|Abstract or Summary
- In order to better characterize linker histone interactions with DNA, avian erythrocyte-specific linker H5 and the trypsin-resistant globular domain of H5 (GH5) were used in DNA binding studies. To begin, H5 displayed a considerably higher binding
affinity for DNA than the isolated globular domain (GH5), supporting the importance of the terminal tail domains in binding. This conclusion is based upon binding curves conducted in low-salt solution, and on the considerably-higher salt concentration required
to prevent protein-DNA contact. Linker histones also induce DNA-protein aggregation in a process that was found to result in protein insolubility in 2% SDS, and included protein-protein interactions that did not require the terminal tail domains. In addition, DNA supercoiling appeared to impede the aggregation process; this that may be attributable to binding of linker histones in isolated clusters, as gauged by a limit in the number of observed dithiobis (succinimidyl) propionate (DSP)-crosslinkable contacts. In a related study, the property of GH5 to bind, then organize onto DNA was investigated. GH5 crosslinked onto DNA with dithiobis (succinimidyl propionate), then cleaved with chymotrypsin, displayed highly uniform contacts that appeared to involve the C-terminal four amino acids, and suggests protein-protein interactions are important for binding. This finding may be relevant since GH5 (and H5) were observed to self-associate free in solution in an arguably specific manner. Finally, the exposure of Phe 93 to chymotrypsin was used to identify the surface of the globular domain that contacts DNA for the binding
of intact H5. Results suggests that the side of the protein opposite to the recognition helix preferentially binds to DNA, supporting a novel winged-helix protein DNA-binding mechanism.

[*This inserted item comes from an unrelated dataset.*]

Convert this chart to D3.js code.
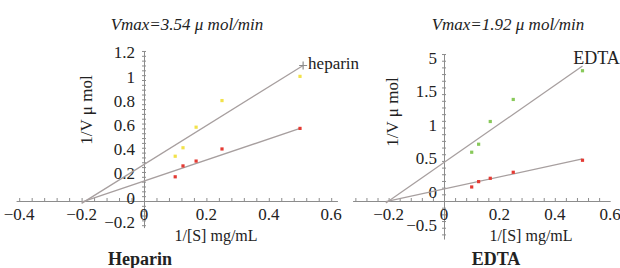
<!DOCTYPE html>
<html>
<head>
<meta charset="utf-8">
<script src="https://cdn.jsdelivr.net/npm/d3@7"></script>
<style>
  body { margin: 0; background: #fff; }
  text { fill: #222; }
</style>
</head>
<body>
<script>
const WIDTH = 620;
const HEIGHT = 268;

// 1/[S] values, same for both panels
const invS = [0.1, 0.125, 0.167, 0.25, 0.5];

// heparin panel (1/V)
const heparinYellow = [0.37, 0.44, 0.61, 0.83, 1.03];
const heparinRed = [0.20, 0.29, 0.33, 0.43, 0.60];
// edta panel (1/V)
const edtaGreen = [0.73, 0.85, 1.19, 1.52, 1.95];
const edtaRed = [0.21, 0.29, 0.34, 0.43, 0.61];

// fitted lines, end points [1/S, 1/V]
const heparinLineTop = [[-0.2, -0.02], [0.51, 1.12]];
const heparinLineLow = [[-0.2, -0.01], [0.5, 0.60]];
const edtaLineTop = [[-0.21, -0.03], [0.5, 2.02]];
const edtaLineLow = [[-0.21, -0.01], [0.5, 0.63]];

// tick labels
const heparinXTicks = [-0.4, -0.2, 0, 0.2, 0.4, 0.6];
const heparinYTicks = [-0.2, 0, 0.2, 0.4, 0.6, 0.8, 1, 1.2];
const heparinYLabels = ['−0.2', '0', '0.2', '0.4', '0.6', '0.8', '1', '1.2'];
const edtaXTicks = [-0.2, 0, 0.2, 0.4, 0.6];
const edtaYTicks = [-0.5, 0, 0.5, 1, 1.5, 2];
const edtaYLabels = ['−0.5', '0', '0.5', '1', '1.5', '5'];

const fmt = v => v < 0 ? '−' + Math.abs(v) : String(v);

const svg = d3.select('body')
    .append('svg')
    .attr('width', WIDTH)
    .attr('height', HEIGHT)
    .attr('font-family', '"Liberation Serif", "Times New Roman", serif');

function panel(p) {
    const x = d3.scaleLinear().domain([0, 1]).range([p.x0, p.x0 + p.xPx]);
    const y = d3.scaleLinear().domain([0, 1]).range([p.y0, p.y0 - p.yPx]);
    const g = svg.append('g');

    // x axis: domain line + minor ticks pointing up
    const xa = x.copy().domain(p.xExtent).range(p.xExtent.map(x));
    g.append('g')
        .attr('transform', `translate(0, ${p.y0})`)
        .call(d3.axisTop(xa).tickValues(d3.range(p.xExtent[0] + 0.01, p.xExtent[1], 0.04).map(v => Math.round(v / 0.04) * 0.04))
            .tickSize(3).tickSizeOuter(0).tickFormat(''))
        .call(s => s.selectAll('path, line').attr('stroke', '#8c8c8c'));

    // y axis: minor ticks crossing the line
    const ya = y.copy().domain(p.yExtent).range(p.yExtent.map(y));
    const ym = d3.range(Math.ceil(p.yExtent[0] / p.yMinor), Math.floor(p.yExtent[1] / p.yMinor) + 1).map(i => i * p.yMinor);
    const yg = g.append('g')
        .attr('transform', `translate(${p.x0 + 2}, 0)`)
        .call(d3.axisLeft(ya).tickValues(ym).tickSize(4).tickSizeOuter(0).tickFormat(''));
    yg.select('path').attr('transform', 'translate(-2,0)');
    yg.selectAll('path, line').attr('stroke', '#8c8c8c');

    // tick labels
    g.selectAll('.xl').data(p.xTicks).join('text')
        .attr('x', d => x(d))
        .attr('y', p.y0 + 19)
        .attr('text-anchor', 'middle')
        .attr('font-size', 17)
        .text(fmt);
    g.selectAll('.yl').data(p.yTicks).join('text')
        .attr('x', p.x0 - p.yLabelGap)
        .attr('y', d => y(d) + p.yLabelDy)
        .attr('text-anchor', 'end')
        .attr('dominant-baseline', 'central')
        .attr('font-size', 17)
        .text((d, i) => p.yLabels[i]);

    // fitted lines
    const line = d3.line().x(d => x(d[0])).y(d => y(d[1]));
    g.selectAll('.fit').data(p.lines).join('path')
        .attr('d', line)
        .attr('fill', 'none')
        .attr('stroke', '#a79f9f')
        .attr('stroke-width', 1.3);

    // points
    p.series.forEach(s => {
        g.selectAll(null).data(s.values).join('rect')
            .attr('x', (d, i) => x(invS[i]) - 1.6)
            .attr('y', d => y(d) - 1.6)
            .attr('width', 3.2)
            .attr('height', 3.2)
            .attr('fill', s.color);
    });

    // titles
    g.append('text')
        .attr('x', p.titleX).attr('y', 30)
        .attr('text-anchor', 'middle')
        .attr('font-size', 17)
        .attr('font-style', 'italic')
        .text(p.title);
    g.append('text')
        .attr('transform', `translate(${p.yTitleX}, ${p.yTitleY}) rotate(-90)`)
        .attr('text-anchor', 'middle')
        .attr('dominant-baseline', 'central')
        .attr('font-size', 17)
        .text('1/V  μ mol');
    g.append('text')
        .attr('x', p.xTitleX).attr('y', 241)
        .attr('text-anchor', 'middle')
        .attr('font-size', 16)
        .text('1/[S] mg/mL');
    g.append('text')
        .attr('x', p.nameX).attr('y', 265)
        .attr('text-anchor', 'middle')
        .attr('font-size', 18)
        .attr('font-weight', 'bold')
        .text(p.name);
    return { g, x, y };
}

const hep = panel({
    x0: 144, xPx: 312, y0: 201, yPx: 121,
    xExtent: [-0.41, 0.62], yExtent: [-0.22, 1.24], yMinor: 0.04,
    xTicks: heparinXTicks, yTicks: heparinYTicks, yLabels: heparinYLabels,
    yLabelGap: 9, yLabelDy: -3,
    lines: [heparinLineTop, heparinLineLow],
    series: [{ values: heparinYellow, color: '#f2e24a' }, { values: heparinRed, color: '#e43a33' }],
    title: 'Vmax=3.54 μ mol/min', titleX: 187,
    yTitleX: 86, yTitleY: 110, xTitleX: 216,
    name: 'Heparin', nameX: 140
});

// "+" marker and label at the end of the heparin line
const hx = hep.x(heparinLineTop[1][0]), hy = hep.y(heparinLineTop[1][1]);
hep.g.append('path')
    .attr('d', `M${hx - 4},${hy}H${hx + 4}M${hx},${hy - 4}V${hy + 4}`)
    .attr('stroke', '#8c8c8c').attr('stroke-width', 1.2);
hep.g.append('text')
    .attr('x', hx + 5).attr('y', hy + 4)
    .attr('font-size', 17)
    .text('heparin');

const edta = panel({
    x0: 444, xPx: 277, y0: 201, yPx: 66.8,
    xExtent: [-0.33, 0.6], yExtent: [-0.57, 2.2], yMinor: 0.1,
    xTicks: edtaXTicks, yTicks: edtaYTicks, yLabels: edtaYLabels,
    yLabelGap: 7, yLabelDy: -9,
    lines: [edtaLineTop, edtaLineLow],
    series: [{ values: edtaGreen, color: '#88c95a' }, { values: edtaRed, color: '#e43a33' }],
    title: 'Vmax=1.92 μ mol/min', titleX: 508,
    yTitleX: 392, yTitleY: 112, xTitleX: 531,
    name: 'EDTA', nameX: 496
});

edta.g.append('text')
    .attr('x', edta.x(edtaLineTop[1][0]) + 14).attr('y', edta.y(edtaLineTop[1][1]) - 2)
    .attr('text-anchor', 'middle')
    .attr('font-size', 18)
    .text('EDTA');
</script>
</body>
</html>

Furthermore, parallel studies with octamers reconstituted onto a DNA fragment with twelve copies of the 208 b.p. rDNA 5s gene from Lytechinus variegatus, shows that H5 had a high binding affinity with all detectable protein binding to the reconstituted complex. H5 binding conferred protection to a site located near the dyad axis from endonuclease digestion, supporting the contention that H5 binds near or at the nucleosome dyad axis. H5 binding also was observed to condense fibers as observed from agarose gel electrophoresis, although velocity analytical sedimentation studies indicate that H5 in itself was not sufficient to fully compact chromatin fibers; rather H5 and 30 mM NaCl, in combination, were required. Results indicate that the chromatin-reconstituted "208-12 DNA" makes an excellent model for analyzing the effect of linker proteins on chromatin morphology.